## Start TASK INPUTS

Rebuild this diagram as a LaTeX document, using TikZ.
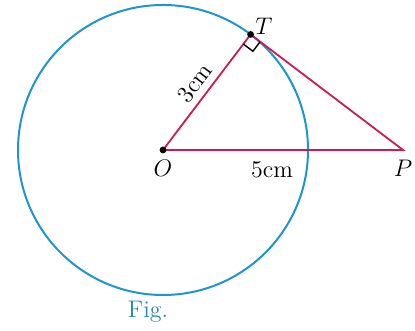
\documentclass[tikz,border=0pt]{standalone}
\usepackage{amsmath,amssymb}
\usepackage{tikz}
\usetikzlibrary{calc,positioning}
\usepackage{xcolor}
\definecolor{circleblue}{RGB}{30,150,205}
\definecolor{linered}{RGB}{205,25,85}
\definecolor{figblue}{RGB}{40,135,180}

\begin{document}
\begin{tikzpicture}[x=0.5pt,y=0.5pt,
    dot/.style={circle,fill=black,inner sep=0pt,minimum size=3.4pt},
    lbl/.style={font=\large}]
    \useasboundingbox (0,0) rectangle (415,330);
    % circle and points
    \coordinate (O) at (163,180);
    \coordinate (P) at (403,180);
    \coordinate (T) at ($(O)+({acos(145/240)}:145)$);
    \draw[circleblue,line width=1pt] (O) circle[radius=145];
    % triangle O T P
    \draw[linered,line width=0.9pt] (O) -- (T) -- (P) -- cycle;
    % right angle at T
    \coordinate (TA) at ($(T)!6pt!(O)$);
    \coordinate (TB) at ($(T)!6pt!(P)$);
    \draw[black,line width=0.7pt] (TA) -- ($(TA)+(TB)-(T)$) -- (TB);
    \node[dot] (Odot) at (O) {};
    \node[dot] (Tdot) at (T) {};
    \node[lbl] (Olbl) at (163,162) {$O$};
    \node[lbl] (Tlbl) at (264,304) {$T$};
    \node[lbl] (Plbl) at (403,162) {$P$};
    \node[lbl,rotate=53,above=0pt] (OTlbl) at ($(O)!0.5!(T)$) {3cm};
    \node[lbl] (OPlbl) at (272,160) {5cm};
    \node[font=\large,text=figblue] (fig) at (148,18) {Fig.};
  \end{tikzpicture}
\end{document}
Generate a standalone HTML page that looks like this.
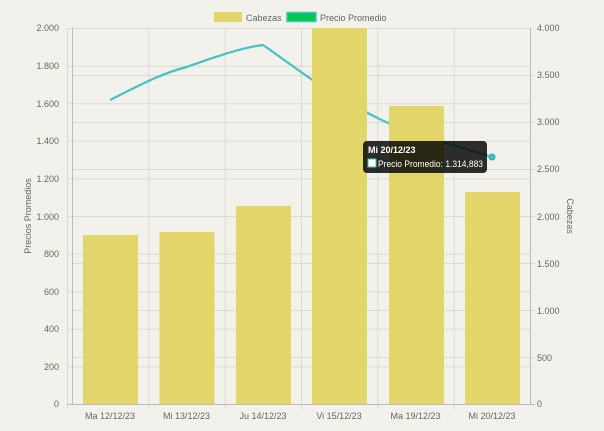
<!DOCTYPE html>
<html><head><style>
body{margin:0;background:#f3f1ec;}
svg{display:block;font-family:"Liberation Sans",sans-serif;}
</style></head><body>
<svg width="604" height="431" viewBox="0 0 604 431">
<rect width="604" height="431" fill="#f3f1ec"/>
<g stroke="#dcdad5" stroke-width="1">
<line x1="67" y1="28.5" x2="530" y2="28.5"/>
<line x1="67" y1="66.1" x2="530" y2="66.1"/>
<line x1="67" y1="103.7" x2="530" y2="103.7"/>
<line x1="67" y1="141.3" x2="530" y2="141.3"/>
<line x1="67" y1="178.9" x2="530" y2="178.9"/>
<line x1="67" y1="216.5" x2="530" y2="216.5"/>
<line x1="67" y1="254.1" x2="530" y2="254.1"/>
<line x1="67" y1="291.7" x2="530" y2="291.7"/>
<line x1="67" y1="329.3" x2="530" y2="329.3"/>
<line x1="67" y1="366.9" x2="530" y2="366.9"/>
<line x1="72" y1="75.5" x2="535" y2="75.5"/>
<line x1="72" y1="122.5" x2="535" y2="122.5"/>
<line x1="72" y1="169.5" x2="535" y2="169.5"/>
<line x1="72" y1="216.5" x2="535" y2="216.5"/>
<line x1="72" y1="263.5" x2="535" y2="263.5"/>
<line x1="72" y1="310.5" x2="535" y2="310.5"/>
<line x1="72" y1="357.5" x2="535" y2="357.5"/>
<line x1="148.8" y1="28" x2="148.8" y2="409"/>
<line x1="225.2" y1="28" x2="225.2" y2="409"/>
<line x1="301.5" y1="28" x2="301.5" y2="409"/>
<line x1="377.8" y1="28" x2="377.8" y2="409"/>
<line x1="454.2" y1="28" x2="454.2" y2="409"/>
<line x1="67.5" y1="28" x2="67.5" y2="409"/>
</g>
<g stroke="#bdbbb6"><line x1="72.5" y1="28" x2="72.5" y2="404"/><line x1="530.5" y1="28" x2="530.5" y2="404"/><line x1="67" y1="404.5" x2="535" y2="404.5"/></g>
<path d="M110,100 C140,85 160,74 186.5,67 C215,57 240,48 263,45 C285,60 310,80 339,97 C370,115 390,125 415.5,134 C445,143 470,150 492,157" fill="none" stroke="#44c2c0" stroke-width="2.2"/>
<g fill="#e2d66a">
<rect x="83" y="235" width="55" height="169"/>
<rect x="159.5" y="232" width="55" height="172"/>
<rect x="236" y="206" width="55" height="198"/>
<rect x="312" y="28" width="55" height="376"/>
<rect x="389" y="106" width="55" height="298"/>
<rect x="465" y="192" width="55" height="212"/>
</g>
<circle cx="492" cy="157" r="3" fill="#44c2c0" stroke="#2fa9a8"/>
<g font-size="9" fill="#666" text-anchor="end">
<text x="59" y="31">2.000</text><text x="59" y="69">1.800</text><text x="59" y="107">1.600</text><text x="59" y="144">1.400</text><text x="59" y="182">1.200</text><text x="59" y="220">1.000</text><text x="59" y="257">800</text><text x="59" y="295">600</text><text x="59" y="332">400</text><text x="59" y="370">200</text><text x="59" y="407">0</text>
</g>
<g font-size="9" fill="#666">
<text x="537" y="31">4.000</text><text x="537" y="78">3.500</text><text x="537" y="125">3.000</text><text x="537" y="172">2.500</text><text x="537" y="220">2.000</text><text x="537" y="267">1.500</text><text x="537" y="314">1.000</text><text x="537" y="361">500</text><text x="537" y="407">0</text>
</g>
<g font-size="9" fill="#666" text-anchor="middle">
<text x="110" y="419">Ma 12/12/23</text><text x="186.5" y="419">Mi 13/12/23</text><text x="263" y="419">Ju 14/12/23</text><text x="339" y="419">Vi 15/12/23</text><text x="415.5" y="419">Ma 19/12/23</text><text x="492" y="419">Mi 20/12/23</text>
</g>
<text transform="translate(31,216) rotate(-90)" font-size="9" fill="#666" text-anchor="middle">Precios Promedios</text>
<text transform="translate(567,216) rotate(90)" font-size="9" fill="#666" text-anchor="middle">Cabezas</text>
<rect x="214" y="12" width="28" height="10" fill="#e2d66a"/>
<text x="246" y="21" font-size="9" fill="#666">Cabezas</text>
<rect x="287" y="12.5" width="29" height="9" fill="#00c94a" stroke="#44c2c0" stroke-width="1.5"/>
<text x="320" y="21" font-size="9" fill="#666">Precio Promedio</text>
<rect x="363" y="141" width="124" height="32" rx="4" fill="rgba(0,0,0,0.82)"/>
<text x="368" y="153" font-size="9" font-weight="bold" fill="#fff">Mi 20/12/23</text>
<rect x="368" y="159" width="8" height="8" fill="#fff" stroke="#44c2c0"/>
<text x="378" y="167" font-size="9" fill="#fff" textLength="105" lengthAdjust="spacingAndGlyphs">Precio Promedio: 1.314,883</text>
</svg>
</body></html>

## End TASK INPUTS

## WHAT THE EXERCISE ASKS
Transcribe the full listing character for character. Pictures are excluded.

## COMPLETED TASK
Rebuild this diagram as a LaTeX document, using TikZ.
\documentclass[tikz,border=0pt]{standalone}
\usepackage{amsmath,amssymb}
\usepackage{tikz}
\usetikzlibrary{calc,positioning}
\usepackage{xcolor}
\definecolor{circleblue}{RGB}{30,150,205}
\definecolor{linered}{RGB}{205,25,85}
\definecolor{figblue}{RGB}{40,135,180}

\begin{document}
\begin{tikzpicture}[x=0.5pt,y=0.5pt,
    dot/.style={circle,fill=black,inner sep=0pt,minimum size=3.4pt},
    lbl/.style={font=\large}]
    \useasboundingbox (0,0) rectangle (415,330);
    % circle and points
    \coordinate (O) at (163,180);
    \coordinate (P) at (403,180);
    \coordinate (T) at ($(O)+({acos(145/240)}:145)$);
    \draw[circleblue,line width=1pt] (O) circle[radius=145];
    % triangle O T P
    \draw[linered,line width=0.9pt] (O) -- (T) -- (P) -- cycle;
    % right angle at T
    \coordinate (TA) at ($(T)!6pt!(O)$);
    \coordinate (TB) at ($(T)!6pt!(P)$);
    \draw[black,line width=0.7pt] (TA) -- ($(TA)+(TB)-(T)$) -- (TB);
    \node[dot] (Odot) at (O) {};
    \node[dot] (Tdot) at (T) {};
    \node[lbl] (Olbl) at (163,162) {$O$};
    \node[lbl] (Tlbl) at (264,304) {$T$};
    \node[lbl] (Plbl) at (403,162) {$P$};
    \node[lbl,rotate=53,above=0pt] (OTlbl) at ($(O)!0.5!(T)$) {3cm};
    \node[lbl] (OPlbl) at (272,160) {5cm};
    \node[font=\large,text=figblue] (fig) at (148,18) {Fig.};
  \end{tikzpicture}
\end{document}
Generate a standalone HTML page that looks like this.
<!DOCTYPE html>
<html><head><style>
body{margin:0;background:#f3f1ec;}
svg{display:block;font-family:"Liberation Sans",sans-serif;}
</style></head><body>
<svg width="604" height="431" viewBox="0 0 604 431">
<rect width="604" height="431" fill="#f3f1ec"/>
<g stroke="#dcdad5" stroke-width="1">
<line x1="67" y1="28.5" x2="530" y2="28.5"/>
<line x1="67" y1="66.1" x2="530" y2="66.1"/>
<line x1="67" y1="103.7" x2="530" y2="103.7"/>
<line x1="67" y1="141.3" x2="530" y2="141.3"/>
<line x1="67" y1="178.9" x2="530" y2="178.9"/>
<line x1="67" y1="216.5" x2="530" y2="216.5"/>
<line x1="67" y1="254.1" x2="530" y2="254.1"/>
<line x1="67" y1="291.7" x2="530" y2="291.7"/>
<line x1="67" y1="329.3" x2="530" y2="329.3"/>
<line x1="67" y1="366.9" x2="530" y2="366.9"/>
<line x1="72" y1="75.5" x2="535" y2="75.5"/>
<line x1="72" y1="122.5" x2="535" y2="122.5"/>
<line x1="72" y1="169.5" x2="535" y2="169.5"/>
<line x1="72" y1="216.5" x2="535" y2="216.5"/>
<line x1="72" y1="263.5" x2="535" y2="263.5"/>
<line x1="72" y1="310.5" x2="535" y2="310.5"/>
<line x1="72" y1="357.5" x2="535" y2="357.5"/>
<line x1="148.8" y1="28" x2="148.8" y2="409"/>
<line x1="225.2" y1="28" x2="225.2" y2="409"/>
<line x1="301.5" y1="28" x2="301.5" y2="409"/>
<line x1="377.8" y1="28" x2="377.8" y2="409"/>
<line x1="454.2" y1="28" x2="454.2" y2="409"/>
<line x1="67.5" y1="28" x2="67.5" y2="409"/>
</g>
<g stroke="#bdbbb6"><line x1="72.5" y1="28" x2="72.5" y2="404"/><line x1="530.5" y1="28" x2="530.5" y2="404"/><line x1="67" y1="404.5" x2="535" y2="404.5"/></g>
<path d="M110,100 C140,85 160,74 186.5,67 C215,57 240,48 263,45 C285,60 310,80 339,97 C370,115 390,125 415.5,134 C445,143 470,150 492,157" fill="none" stroke="#44c2c0" stroke-width="2.2"/>
<g fill="#e2d66a">
<rect x="83" y="235" width="55" height="169"/>
<rect x="159.5" y="232" width="55" height="172"/>
<rect x="236" y="206" width="55" height="198"/>
<rect x="312" y="28" width="55" height="376"/>
<rect x="389" y="106" width="55" height="298"/>
<rect x="465" y="192" width="55" height="212"/>
</g>
<circle cx="492" cy="157" r="3" fill="#44c2c0" stroke="#2fa9a8"/>
<g font-size="9" fill="#666" text-anchor="end">
<text x="59" y="31">2.000</text><text x="59" y="69">1.800</text><text x="59" y="107">1.600</text><text x="59" y="144">1.400</text><text x="59" y="182">1.200</text><text x="59" y="220">1.000</text><text x="59" y="257">800</text><text x="59" y="295">600</text><text x="59" y="332">400</text><text x="59" y="370">200</text><text x="59" y="407">0</text>
</g>
<g font-size="9" fill="#666">
<text x="537" y="31">4.000</text><text x="537" y="78">3.500</text><text x="537" y="125">3.000</text><text x="537" y="172">2.500</text><text x="537" y="220">2.000</text><text x="537" y="267">1.500</text><text x="537" y="314">1.000</text><text x="537" y="361">500</text><text x="537" y="407">0</text>
</g>
<g font-size="9" fill="#666" text-anchor="middle">
<text x="110" y="419">Ma 12/12/23</text><text x="186.5" y="419">Mi 13/12/23</text><text x="263" y="419">Ju 14/12/23</text><text x="339" y="419">Vi 15/12/23</text><text x="415.5" y="419">Ma 19/12/23</text><text x="492" y="419">Mi 20/12/23</text>
</g>
<text transform="translate(31,216) rotate(-90)" font-size="9" fill="#666" text-anchor="middle">Precios Promedios</text>
<text transform="translate(567,216) rotate(90)" font-size="9" fill="#666" text-anchor="middle">Cabezas</text>
<rect x="214" y="12" width="28" height="10" fill="#e2d66a"/>
<text x="246" y="21" font-size="9" fill="#666">Cabezas</text>
<rect x="287" y="12.5" width="29" height="9" fill="#00c94a" stroke="#44c2c0" stroke-width="1.5"/>
<text x="320" y="21" font-size="9" fill="#666">Precio Promedio</text>
<rect x="363" y="141" width="124" height="32" rx="4" fill="rgba(0,0,0,0.82)"/>
<text x="368" y="153" font-size="9" font-weight="bold" fill="#fff">Mi 20/12/23</text>
<rect x="368" y="159" width="8" height="8" fill="#fff" stroke="#44c2c0"/>
<text x="378" y="167" font-size="9" fill="#fff" textLength="105" lengthAdjust="spacingAndGlyphs">Precio Promedio: 1.314,883</text>
</svg>
</body></html>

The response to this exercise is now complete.